Music
Child's Play
Madeski, Martin and Wood

Chris Wood, John Medeski, and Billy Martin at Levon Helm Studio in Woodstock.
It’s a sunny Sunday afternoon and the members of jam-band festival favorites Medeski Martin & Wood are wholly consumed, blissfully experimenting in the musical laboratory that is the stage. In fact, by the way he’s darting between the Hammond organ and the full- and toy-size pianos taking up his corner, egg-headed John Medeski looks more like a technician you’d see posed next to the UNIVAC than the keyboardist in a jazz-funk trio. At the opposite end of the bandstand, drummer Billy Martin lays down the heavy fatback, stirring up a thick broth of second-line shuffle beats—spiced with extra cowbell—as he bounces madly on his stool. In the middle, gangly bassist Chris Wood nods his head in time as he tickles and saws at his tall instrument, holding the whole mess together with benign solemnity. The music is full of constant sonic surprises and rump-rolling, irresistibly addictive grooves, and the listeners are clearly getting off on it, stomping, spinning, running around, and throwing their hands in the air like, yep, they just don’t care.
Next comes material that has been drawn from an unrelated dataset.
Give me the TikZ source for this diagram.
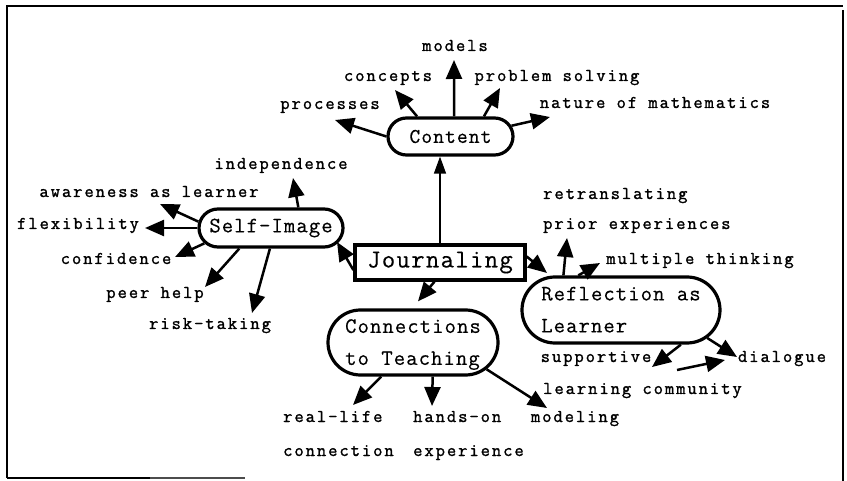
\documentclass[tikz,border=0pt]{standalone}
\usepackage{fontspec}
\newfontfamily\leaffont[LetterSpace=11,FakeBold=1.4]{Latin Modern Mono}
\newfontfamily\hubfont[LetterSpace=5,FakeBold=0.4]{Latin Modern Mono}
\usetikzlibrary{arrows.meta,shapes.misc,calc}

\begin{document}
\begin{tikzpicture}[x=1pt,y=-1pt,
  leaf/.style={font=\leaffont\fontsize{18}{20}\selectfont,
    inner sep=0pt, text height=11pt, text depth=3pt},
  hub/.style={rounded rectangle, draw, line width=3.2pt, inner sep=0pt,
    font=\hubfont\fontsize{22}{32}\selectfont},
  link/.style={line width=2.5pt, -{Triangle[length=19pt,width=16pt]}},
  thinlink/.style={line width=1.4pt, -{Triangle[length=17pt,width=12pt]}},
]
\useasboundingbox (0,0) rectangle (847,481);

% frame
\draw[line width=2.6pt] (7,478) -- (7,6) -- (843,6);
\draw[line width=2.2pt] (843,10) -- (843,481);
\draw[line width=2.4pt] (7,478) -- (150,478);
\draw[line width=1.2pt, black!70] (150,478) -- (245,478);

% central node and hubs
\node[draw, line width=3.2pt, minimum width=170pt, minimum height=35pt,
  inner sep=0pt, font=\hubfont\fontsize{26}{28}\selectfont] (journal) at (440,262.5) {Journaling};
\node[hub, minimum width=125pt, minimum height=37pt, font=\hubfont\fontsize{21}{32}\selectfont]
  (content) at (450.5,136.5) {\makebox[0pt]{Content}};
\node[hub, minimum width=144pt, minimum height=38pt] (self) at (271,228)
  {\makebox[0pt]{Self-Image}};
\node[hub, minimum width=170pt, minimum height=65pt] (teach) at (413,342.5)
  {\makebox[0pt]{\begin{tabular}{@{}l@{}}Connections\\to Teaching\end{tabular}}};
\node[hub, minimum width=198pt, minimum height=66pt] (reflect) at (621,310)
  {\makebox[0pt]{\begin{tabular}{@{}l@{}}Reflection as\\Learner\end{tabular}}};

% content leaves
\node[leaf] (models) at (455,47) {models};
\node[leaf] (concepts) at (388,77) {concepts};
\node[leaf] (problem) at (557,77) {problem solving};
\node[leaf] (processes) at (330,105) {processes};
\node[leaf] (nature) at (655,104) {nature of mathematics};

% self-image leaves
\node[leaf] (indep) at (281,165) {independence};
\node[leaf] (aware) at (149,193) {awareness as learner};
\node[leaf] (flex) at (78,225) {flexibility};
\node[leaf] (confid) at (116,260) {confidence};
\node[leaf] (peer) at (155,294) {peer help};
\node[leaf] (risk) at (210,325) {risk-taking};

% reflection leaves
\node[leaf, anchor=west] (retrans) at (543,195) {retranslating};
\node[leaf, anchor=west] (prior) at (543,225) {prior experiences};
\node[leaf] (multi) at (700,260) {multiple thinking};
\node[leaf] (support) at (596,358) {supportive};
\node[leaf, anchor=west] (community) at (543,390) {learning community};
\node[leaf] (dialog) at (782,358) {dialogue};

% teaching leaves
\node[leaf, anchor=west] (reallife) at (283,418) {real-life};
\node[leaf, anchor=west] (realconn) at (283,452) {connection};
\node[leaf, anchor=west] (handson) at (413,418) {hands-on};
\node[leaf, anchor=west] (handsexp) at (413,452) {experience};
\node[leaf] (modeling) at (575,418) {modeling};

% free arrow between supportive and dialogue
\coordinate (loopfrom) at (677,370);
\coordinate (loopto) at (725,360);

% journaling to hubs
\draw[thinlink] (journal.north) -- (journal.north |- content.south);
\draw[link] (journal.185) -- ($(self)+(66,14)$);
\draw[link] (journal.254) -- ($(teach.north)+(5,-7)$);
\draw[link] (journal.4) -- ($(reflect)+(-74,-37)$);

% content arrows
\draw[link] (content.80) -- ($(models)+(-1,13)$);
\draw[link] (content.149) -- ($(concepts)+(7,13)$);
\draw[link] (content.31) -- ($(problem)+(-57,11)$);
\draw[link] (content.180) -- ($(processes)+(5,15)$);
\draw[link] (content.10) -- ($(nature)+(-105,13)$);

% self-image arrows
\draw[link] (self.37) -- ($(indep)+(12,13)$);
\draw[link] (self.175) -- ($(aware)+(11,11)$);
\draw[link] (self.180) -- ($(flex)+(67,3)$);
\draw[link] (self.193) -- ($(confid)+(59,-3)$);
\draw[link] (self.213) -- ($(peer)+(50,-7)$);
\draw[link] (self.267) -- ($(risk)+(42,-12)$);

% reflection arrows
\draw[link] (reflect.149) -- ($(prior.west)+(24,13)$);
\draw[link] (reflect.141) -- ($(multi)+(-100,3)$);
\draw[link] (reflect.330) -- ($(support)+(56,9)$);
\draw[link] (reflect.342) -- ($(dialog)+(-45,-1)$);
\draw[link] (loopfrom) -- (loopto);

% teaching arrows
\draw[link] (teach.227) -- ($(reallife.west)+(70,-13)$);
\draw[link] (teach.300) -- ($(handson.west)+(19,-12)$);
\draw[link] (teach.340) -- ($(modeling)+(-28,-10)$);
\end{tikzpicture}
\end{document}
Typically great MMW show, right? In many ways, yes. But while the band and its members formidable chops are the same, the audience is something altogether new for these well-seasoned players. This crowd is made up largely of children—mainly toddlers, actually. They’re here for one of the occasional Kids Rambles held at Levon Helm Studios in Woodstock, where, of course, parents are allowed, too. And the elders are definitely digging the music as well, dancing while holding their kids, sitting Indian-style on the floor in front of the band, or chatting with other moms and dads as their offspring run wild. Family fun, and with a totally unbeatable soundtrack.
“[The Kids Ramble] did end up being a lot of fun, but we were pretty nervous beforehand,” says Wood a few weeks later. Wait—nervous? A band that has been touring the globe for almost 20 years, collaborated with everyone from Phish to Living Color’s Vernon Reid to jazz great John Scofield, one that regularly headlines massive outdoor festivals and prestigious venues like Manhattan’s Beacon Theater? Nervous, in front of a roomful of tots and their sippy-cup-bearing, diaper bag-toting parents? If such a thing is possible, the trio sure didn’t look uneasy at the time.
“I guess we fooled ya,” says Wood with a laugh. “That was the first time we’d done anything like that, being put in front of a bunch of kids and being expected to entertain them. We weren’t sure if we’d have enough material to hold their attention, since kids have much shorter attention spans than adults. It went pretty well, but we still have a lot to learn.”